Portanto, a máxima segundo a qual “os fins justificam os meios” só tem sentido se restrita a casos específicos, nos quais “determinado fim moralmente necessário - por ser moral - justificaria determinado meio imoral necessário - por ser o único possível, não havendo outro moralmente possível, num local e tempo pontualmente localizados” ("ética da responsabilidade"). Por exemplo, se sou um alemão justo na época em que a Alemanha nazista perseguia injustamente os judeus alemães e escondo um deles em minha casa para salvar a sua vida, sou autorizado a mentir ao agente nazista que bate à minha porta, único meio possível naquele local e momento específicos para o fim nobre de salvar uma vida humana, mesmo que a máxima segundo a qual “não devo mentir” ("ética da convicção") seja uma das máximas que compõem a estrutura moral de meu caráter. (1)
No caso da lista de presença, havia um fim moral, abonar uma falta por justa causa, mas dois meios possíveis, um imoral enganando a professora com uma fraude, e outro moral, informando a professora e obtendo dela própria autorização para a colocação do nome na lista.
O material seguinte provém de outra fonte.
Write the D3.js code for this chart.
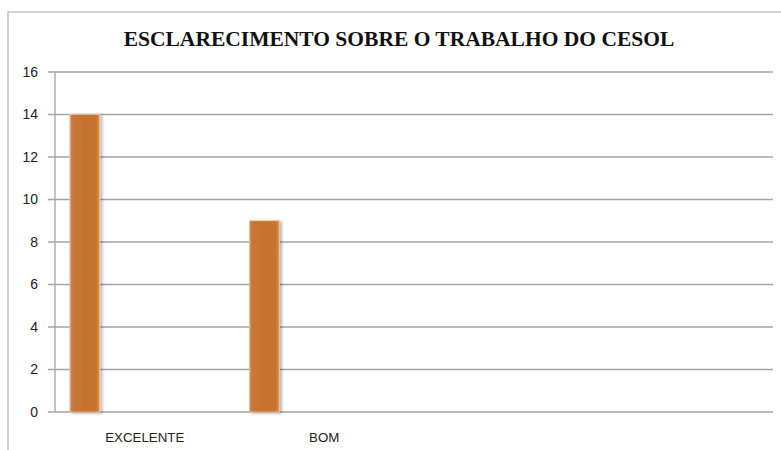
<!DOCTYPE html>
<html>
<head>
<meta charset="utf-8">
<script src="https://cdn.jsdelivr.net/npm/d3@7"></script>
<style>
  html, body { margin: 0; padding: 0; background: #fff; }
  svg { display: block; }
</style>
</head>
<body>
<div id="chart"></div>
<script>
// chart data
const categories = ["EXCELENTE", "BOM", "", ""];
const values = [14, 9, null, null];
const yTicks = [0, 2, 4, 6, 8, 10, 12, 14, 16];
const title = "ESCLARECIMENTO SOBRE O TRABALHO DO CESOL";

const W = 781, H = 450;
const plot = {left: 55, right: 773, top: 72, bottom: 412};

const svg = d3.select("#chart").append("svg")
    .attr("width", W)
    .attr("height", H);

const defs = svg.append("defs");
const grad = defs.append("linearGradient")
    .attr("id", "barGrad")
    .attr("x1", "0%").attr("x2", "100%").attr("y1", "0%").attr("y2", "0%");
grad.selectAll("stop")
    .data([["0%", "#d68c4e"], ["10%", "#c8773a"], ["50%", "#c4722f"], ["88%", "#c5742f"], ["100%", "#dd9c62"]])
    .enter().append("stop")
    .attr("offset", d => d[0])
    .attr("stop-color", d => d[1]);

const shadow = defs.append("filter")
    .attr("id", "shadow")
    .attr("x", "-20%").attr("y", "-5%").attr("width", "150%").attr("height", "110%");
shadow.append("feDropShadow")
    .attr("dx", 2).attr("dy", 1)
    .attr("stdDeviation", 1.5)
    .attr("flood-color", "#000")
    .attr("flood-opacity", 0.3);

// outer frame (extends past the right and bottom edge)
svg.append("path")
    .attr("d", `M8,${H + 5} L8,12 L${W + 5},12`)
    .attr("fill", "none")
    .attr("stroke", "#c4c4c4")
    .attr("stroke-width", 1.5);

// title
svg.append("text")
    .attr("x", 399)
    .attr("y", 46)
    .attr("text-anchor", "middle")
    .attr("font-family", "'Liberation Serif', 'Times New Roman', serif")
    .attr("font-weight", "bold")
    .attr("font-size", "21.5px")
    .attr("fill", "#111")
    .text(title);

const y = d3.scaleLinear()
    .domain([0, 16])
    .range([plot.bottom, plot.top]);

const x = d3.scaleBand()
    .domain(d3.range(categories.length))
    .range([plot.left, plot.right]);

// slots inside each category (bar sits in the first one)
const xs = d3.scaleBand()
    .domain(d3.range(5))
    .range([0, x.bandwidth()])
    .paddingOuter(0.5);

// gridlines
svg.append("g")
    .selectAll("line")
    .data(yTicks)
    .enter().append("line")
    .attr("x1", plot.left - 7)
    .attr("x2", plot.right)
    .attr("y1", d => y(d))
    .attr("y2", d => y(d))
    .attr("stroke", "#a3a3a3")
    .attr("stroke-width", 1.3);

// y axis line
svg.append("line")
    .attr("x1", plot.left).attr("x2", plot.left)
    .attr("y1", plot.top).attr("y2", plot.bottom)
    .attr("stroke", "#a3a3a3")
    .attr("stroke-width", 1.3);

// y tick labels
svg.append("g")
    .selectAll("text")
    .data(yTicks)
    .enter().append("text")
    .attr("x", 38)
    .attr("y", d => y(d))
    .attr("dy", "0.35em")
    .attr("text-anchor", "end")
    .attr("font-family", "'Liberation Sans', Arial, sans-serif")
    .attr("font-size", "14px")
    .attr("fill", "#222")
    .text(d => d);

// bars
svg.append("g")
    .selectAll("rect")
    .data(values.map((v, i) => ({i: i, v: v})).filter(d => d.v != null))
    .enter().append("rect")
    .attr("x", d => x(d.i) + xs(0))
    .attr("width", xs.bandwidth())
    .attr("y", d => y(d.v))
    .attr("height", d => y(0) - y(d.v))
    .attr("fill", "url(#barGrad)")
    .attr("stroke", "#f2c69c")
    .attr("stroke-width", 0.8)
    .attr("filter", "url(#shadow)");

// category labels
svg.append("g")
    .selectAll("text")
    .data(categories)
    .enter().append("text")
    .attr("x", (d, i) => x(i) + x.bandwidth() / 2)
    .attr("y", 442)
    .attr("text-anchor", "middle")
    .attr("font-family", "'Liberation Sans', Arial, sans-serif")
    .attr("font-size", "13.3px")
    .attr("fill", "#222")
    .text(d => d);
</script>
</body>
</html>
Enganar a professora não era o único meio possível para obter o resultado desejado.
Ademais, se o meio utilizado é desonesto e consegue com sucesso determinado resultado, ele tende a ser propagandeado e se espalhar como praga causando óbvio prejuízo a uma sociedade que se pretenda justa e democrática. Se o meio utilizado é honesto e consegue aquele mesmo resultado, tende a ser propagandeado de forma virtuosa, contribuindo para que todos ajam moralmente em seus pequenos atos cotidianos, tornando a sociedade de fato justa e democrática.
Talvez, por leniência às leis numa sociedade, muitos atos imorais sejam cometidos por falta de uma reflexão mais racional sobre a possibilidade de se conseguir facilmente os mesmos resultados agindo de forma moralmente honesta.
Por isso, por seus efeitos deletérios para a educação dos jovens, lanço uma campanha aqui para que os professores, nas salas de aula com um número padrão de alunos, abulam a lista de presença e voltem a adotar a simples e moralmente saudável chamada oral. Ela não é tão prejudicial para o andamento da aula (como nunca foi em tempos antigos) e, de resto, ajuda os professores na fixação em sua memória dos nomes dos seus alunos.
(1) Sobre ética da convicção e ética da responsabilidade ver “Ciência e Política Duas Vocações”, de Max Weber.